- [Recorded information]
:::::
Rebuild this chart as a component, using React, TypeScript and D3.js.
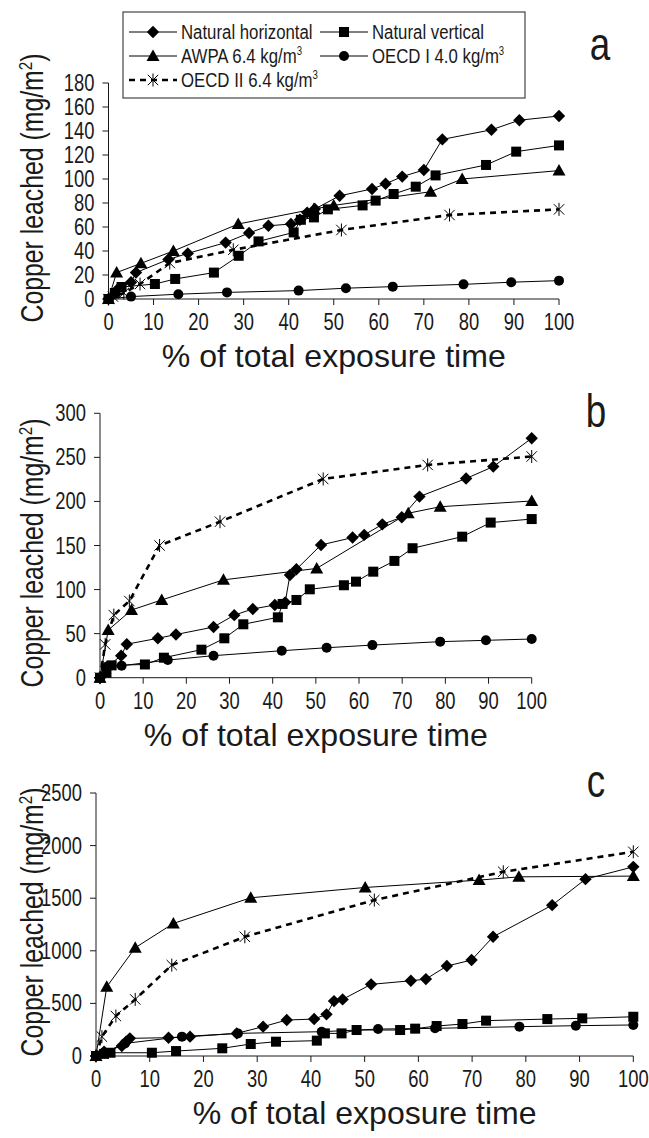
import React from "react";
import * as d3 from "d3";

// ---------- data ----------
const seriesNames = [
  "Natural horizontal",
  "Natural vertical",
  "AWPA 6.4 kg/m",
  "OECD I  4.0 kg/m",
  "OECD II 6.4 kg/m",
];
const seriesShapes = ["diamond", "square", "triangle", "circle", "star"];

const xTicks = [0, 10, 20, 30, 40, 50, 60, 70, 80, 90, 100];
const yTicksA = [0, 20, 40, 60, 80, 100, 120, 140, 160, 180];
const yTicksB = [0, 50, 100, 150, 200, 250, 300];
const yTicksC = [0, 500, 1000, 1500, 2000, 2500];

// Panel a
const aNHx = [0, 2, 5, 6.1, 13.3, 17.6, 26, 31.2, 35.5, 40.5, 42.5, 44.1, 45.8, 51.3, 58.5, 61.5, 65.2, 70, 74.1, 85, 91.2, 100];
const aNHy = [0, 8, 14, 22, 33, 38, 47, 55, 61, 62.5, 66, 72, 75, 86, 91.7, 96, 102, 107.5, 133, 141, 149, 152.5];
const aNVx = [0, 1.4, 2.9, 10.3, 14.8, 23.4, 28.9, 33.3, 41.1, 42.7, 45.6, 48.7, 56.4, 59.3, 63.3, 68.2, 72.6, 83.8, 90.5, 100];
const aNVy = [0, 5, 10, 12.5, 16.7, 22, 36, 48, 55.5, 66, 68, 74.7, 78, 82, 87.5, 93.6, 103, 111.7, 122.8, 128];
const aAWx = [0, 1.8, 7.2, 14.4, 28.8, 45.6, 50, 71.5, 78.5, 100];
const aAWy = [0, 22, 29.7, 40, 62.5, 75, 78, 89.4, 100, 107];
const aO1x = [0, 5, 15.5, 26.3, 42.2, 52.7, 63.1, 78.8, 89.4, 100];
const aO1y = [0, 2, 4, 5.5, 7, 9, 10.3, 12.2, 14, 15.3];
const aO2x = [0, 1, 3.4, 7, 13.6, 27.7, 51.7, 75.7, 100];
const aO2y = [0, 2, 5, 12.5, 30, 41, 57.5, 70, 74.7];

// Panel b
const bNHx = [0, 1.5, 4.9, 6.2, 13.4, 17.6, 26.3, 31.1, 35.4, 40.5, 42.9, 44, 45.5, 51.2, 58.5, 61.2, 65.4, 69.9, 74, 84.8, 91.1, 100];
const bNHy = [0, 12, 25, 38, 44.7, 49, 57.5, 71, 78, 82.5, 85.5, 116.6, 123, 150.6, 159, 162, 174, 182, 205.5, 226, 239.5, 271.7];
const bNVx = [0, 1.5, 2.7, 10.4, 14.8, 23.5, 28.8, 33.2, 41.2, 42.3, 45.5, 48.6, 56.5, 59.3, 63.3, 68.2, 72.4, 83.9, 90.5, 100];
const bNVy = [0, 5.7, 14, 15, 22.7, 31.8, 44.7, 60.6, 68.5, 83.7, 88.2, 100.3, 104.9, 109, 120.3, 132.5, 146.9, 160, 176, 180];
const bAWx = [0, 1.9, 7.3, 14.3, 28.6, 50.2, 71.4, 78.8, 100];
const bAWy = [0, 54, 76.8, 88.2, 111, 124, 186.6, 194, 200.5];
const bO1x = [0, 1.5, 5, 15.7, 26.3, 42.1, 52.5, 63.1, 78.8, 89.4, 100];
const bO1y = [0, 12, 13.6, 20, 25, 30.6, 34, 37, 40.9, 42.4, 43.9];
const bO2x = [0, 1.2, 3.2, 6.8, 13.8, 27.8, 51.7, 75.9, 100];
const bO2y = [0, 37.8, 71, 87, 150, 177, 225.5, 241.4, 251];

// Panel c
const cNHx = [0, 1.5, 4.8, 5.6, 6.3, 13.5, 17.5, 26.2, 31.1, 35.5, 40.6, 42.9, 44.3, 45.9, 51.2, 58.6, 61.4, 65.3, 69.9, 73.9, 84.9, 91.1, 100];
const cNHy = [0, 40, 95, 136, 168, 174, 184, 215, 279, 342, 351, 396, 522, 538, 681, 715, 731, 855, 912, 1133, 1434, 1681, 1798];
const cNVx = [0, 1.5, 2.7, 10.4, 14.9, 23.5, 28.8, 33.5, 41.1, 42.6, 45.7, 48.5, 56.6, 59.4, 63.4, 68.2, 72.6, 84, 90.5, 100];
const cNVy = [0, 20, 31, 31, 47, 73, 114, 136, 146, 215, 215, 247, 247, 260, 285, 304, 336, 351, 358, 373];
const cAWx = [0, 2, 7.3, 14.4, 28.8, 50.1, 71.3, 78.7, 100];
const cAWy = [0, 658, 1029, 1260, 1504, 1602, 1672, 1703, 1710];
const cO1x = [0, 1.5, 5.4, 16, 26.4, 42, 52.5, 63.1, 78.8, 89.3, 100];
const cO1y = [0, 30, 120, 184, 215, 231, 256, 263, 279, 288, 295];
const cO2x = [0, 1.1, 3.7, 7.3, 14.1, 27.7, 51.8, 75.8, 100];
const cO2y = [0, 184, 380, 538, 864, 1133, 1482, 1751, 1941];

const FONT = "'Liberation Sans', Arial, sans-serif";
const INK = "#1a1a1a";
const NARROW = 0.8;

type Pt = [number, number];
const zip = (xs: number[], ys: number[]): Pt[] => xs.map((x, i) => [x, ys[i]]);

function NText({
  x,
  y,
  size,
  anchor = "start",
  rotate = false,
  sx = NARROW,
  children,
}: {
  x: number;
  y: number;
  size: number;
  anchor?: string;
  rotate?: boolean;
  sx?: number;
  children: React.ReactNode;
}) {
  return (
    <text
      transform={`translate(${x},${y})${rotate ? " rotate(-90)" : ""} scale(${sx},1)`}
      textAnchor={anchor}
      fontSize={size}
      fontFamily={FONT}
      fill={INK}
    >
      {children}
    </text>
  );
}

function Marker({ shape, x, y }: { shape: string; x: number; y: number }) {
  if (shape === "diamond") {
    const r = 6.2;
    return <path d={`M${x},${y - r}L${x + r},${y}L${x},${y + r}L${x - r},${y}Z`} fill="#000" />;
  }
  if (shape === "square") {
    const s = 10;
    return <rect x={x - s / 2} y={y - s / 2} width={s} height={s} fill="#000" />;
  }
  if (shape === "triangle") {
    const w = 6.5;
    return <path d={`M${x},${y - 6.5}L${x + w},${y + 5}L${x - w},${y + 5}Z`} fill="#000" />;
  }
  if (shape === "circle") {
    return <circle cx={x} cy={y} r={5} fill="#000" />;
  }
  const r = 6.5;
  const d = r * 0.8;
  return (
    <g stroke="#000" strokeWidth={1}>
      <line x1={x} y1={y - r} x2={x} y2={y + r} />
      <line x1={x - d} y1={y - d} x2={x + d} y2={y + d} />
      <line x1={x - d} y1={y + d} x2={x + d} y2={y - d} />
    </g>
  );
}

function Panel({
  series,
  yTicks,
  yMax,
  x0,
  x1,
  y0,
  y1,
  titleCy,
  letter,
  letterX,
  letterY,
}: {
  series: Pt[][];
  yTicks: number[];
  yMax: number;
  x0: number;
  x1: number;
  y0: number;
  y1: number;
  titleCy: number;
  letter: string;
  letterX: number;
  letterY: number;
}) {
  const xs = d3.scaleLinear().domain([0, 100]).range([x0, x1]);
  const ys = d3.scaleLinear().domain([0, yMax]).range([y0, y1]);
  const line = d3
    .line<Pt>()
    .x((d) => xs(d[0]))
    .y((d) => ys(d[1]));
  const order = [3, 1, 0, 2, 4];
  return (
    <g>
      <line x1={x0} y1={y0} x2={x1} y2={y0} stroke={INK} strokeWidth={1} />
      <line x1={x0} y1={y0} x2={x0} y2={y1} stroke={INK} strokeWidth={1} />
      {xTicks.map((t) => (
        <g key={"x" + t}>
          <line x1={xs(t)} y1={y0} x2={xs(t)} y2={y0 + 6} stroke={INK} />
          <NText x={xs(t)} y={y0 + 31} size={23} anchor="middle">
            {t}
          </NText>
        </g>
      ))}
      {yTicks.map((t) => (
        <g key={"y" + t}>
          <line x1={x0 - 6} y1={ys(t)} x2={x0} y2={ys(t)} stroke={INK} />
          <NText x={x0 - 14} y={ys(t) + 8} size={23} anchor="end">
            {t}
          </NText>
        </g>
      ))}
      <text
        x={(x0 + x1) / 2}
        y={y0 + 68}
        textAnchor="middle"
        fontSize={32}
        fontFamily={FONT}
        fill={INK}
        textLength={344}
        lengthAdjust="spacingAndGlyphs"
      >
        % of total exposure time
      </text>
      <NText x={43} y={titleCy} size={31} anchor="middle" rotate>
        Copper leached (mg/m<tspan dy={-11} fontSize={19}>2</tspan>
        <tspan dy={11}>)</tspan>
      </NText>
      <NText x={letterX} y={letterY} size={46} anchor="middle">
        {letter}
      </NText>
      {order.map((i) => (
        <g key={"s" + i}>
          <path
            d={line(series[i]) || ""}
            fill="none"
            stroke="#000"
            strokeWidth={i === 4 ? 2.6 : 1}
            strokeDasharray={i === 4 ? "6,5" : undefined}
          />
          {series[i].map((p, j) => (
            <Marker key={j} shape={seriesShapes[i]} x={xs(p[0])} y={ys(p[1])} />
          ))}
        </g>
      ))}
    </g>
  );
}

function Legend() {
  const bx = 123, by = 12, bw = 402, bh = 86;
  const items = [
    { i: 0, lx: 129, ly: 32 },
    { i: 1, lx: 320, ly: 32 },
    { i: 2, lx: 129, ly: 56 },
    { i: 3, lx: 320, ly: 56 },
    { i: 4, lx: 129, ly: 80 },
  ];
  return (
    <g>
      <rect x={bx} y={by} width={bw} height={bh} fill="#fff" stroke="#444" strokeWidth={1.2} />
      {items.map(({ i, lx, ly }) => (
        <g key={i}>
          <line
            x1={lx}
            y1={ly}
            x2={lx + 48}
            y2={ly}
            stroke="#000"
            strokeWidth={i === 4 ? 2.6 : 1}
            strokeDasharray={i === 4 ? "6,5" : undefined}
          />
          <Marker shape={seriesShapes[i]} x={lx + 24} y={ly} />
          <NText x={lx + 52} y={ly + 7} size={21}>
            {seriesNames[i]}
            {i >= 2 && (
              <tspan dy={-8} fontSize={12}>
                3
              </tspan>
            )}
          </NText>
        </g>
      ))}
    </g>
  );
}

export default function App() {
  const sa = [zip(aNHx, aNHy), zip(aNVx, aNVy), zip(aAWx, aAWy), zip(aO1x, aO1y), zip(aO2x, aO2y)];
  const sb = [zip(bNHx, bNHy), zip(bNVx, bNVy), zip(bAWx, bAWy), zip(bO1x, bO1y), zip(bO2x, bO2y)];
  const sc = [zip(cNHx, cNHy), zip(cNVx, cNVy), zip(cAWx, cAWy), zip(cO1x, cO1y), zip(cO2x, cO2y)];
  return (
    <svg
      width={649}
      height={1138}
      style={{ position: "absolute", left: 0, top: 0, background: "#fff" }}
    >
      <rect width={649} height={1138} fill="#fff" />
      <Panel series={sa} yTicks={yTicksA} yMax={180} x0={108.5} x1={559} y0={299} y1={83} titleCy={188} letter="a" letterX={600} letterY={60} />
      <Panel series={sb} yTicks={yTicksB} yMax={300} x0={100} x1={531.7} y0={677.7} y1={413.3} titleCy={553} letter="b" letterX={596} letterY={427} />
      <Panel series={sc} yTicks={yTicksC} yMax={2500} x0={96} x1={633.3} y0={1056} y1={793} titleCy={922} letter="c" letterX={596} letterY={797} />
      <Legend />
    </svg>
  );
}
:::::
From the first line of the material down to the line containing "import * as", inclusive, return each line exactly, skipping any picture.

- [Right answer]
Rebuild this chart as a component, using React, TypeScript and D3.js.
import React from "react";
import * as d3 from "d3";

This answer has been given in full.